Its reciprocal (inverse transformation) is then:

\begin{equation*}
P_{\beta\rightarrow\alpha}
= \begin{bmatrix}
(Rot_{\alpha\rightarrow\beta})^\top & -(Rot_{\alpha\rightarrow\beta})^\top.\vec{Tr_{\alpha\rightarrow\beta}} \\
0 & 1 \\
\end{bmatrix}
= \begin{bmatrix}
XIb_\beta & YIb_\beta & ZIb_\beta & -(XIb_\beta.XOb_\beta + YIb_\beta.YOb_\beta + ZIb_\beta.ZOb_\beta) \\
XJb_\beta & YJb_\beta & ZJb_\beta & -(XJb_\beta.XOb_\beta + YJb_\beta.YOb_\beta + ZJb_\beta.ZOb_\beta) \\
XKb_\beta & YKb_\beta & ZKb_\beta & -(XKb_\beta.XOb_\beta + YKb_\beta.YOb_\beta + ZKb_\beta.ZOb_\beta) \\
0 & 0 & 0 & 1 \\
\end{bmatrix}
\end{equation*}

As a result, from the definition of a tree of referentials, we are able to compute the transition matrix transforming the representation of a vector expressed in any of them to its representation in any of the other referentials.

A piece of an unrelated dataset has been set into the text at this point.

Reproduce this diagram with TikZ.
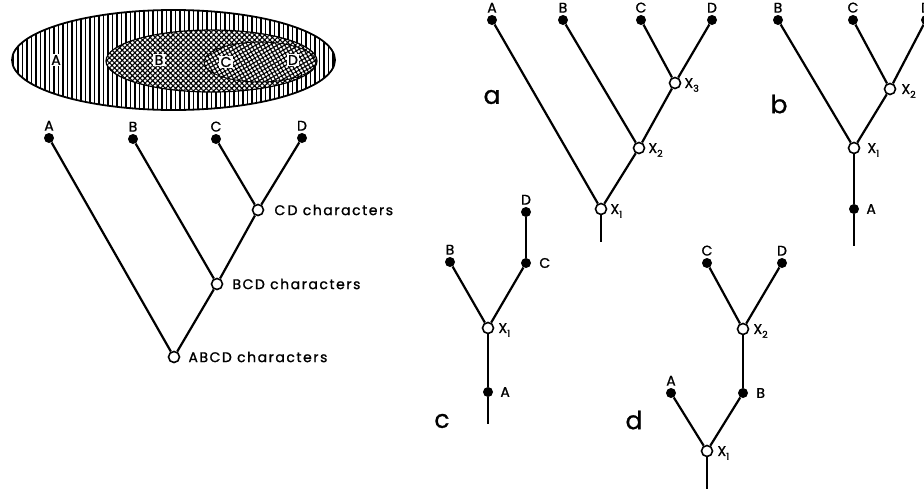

A special case of interest is, for the sake of rendering, to transform, through that tree, a local referential in which a geometry is defined into the one of the camera, defining where it is positioned and aimed ; in OpenGL parlance, this corresponds to the *model-view* matrix (for "modelling and viewing transformations") that we designate here as \(M_{mv}\) and which corresponds to \(P_{local{\rightarrow}camera}\).

Taking into account the last rendering step, the *projection* (comprising clipping, projection division and viewport transformation), which can be implemented as well thanks to a 4x4 (non-invertible) matrix designated here as \(M_p\), we see that a single combined overall matrix \(M_o = M_p.M_{mv}\) is sufficient to convey in one go all transformations that shall be applied to a given geometry for its rendering.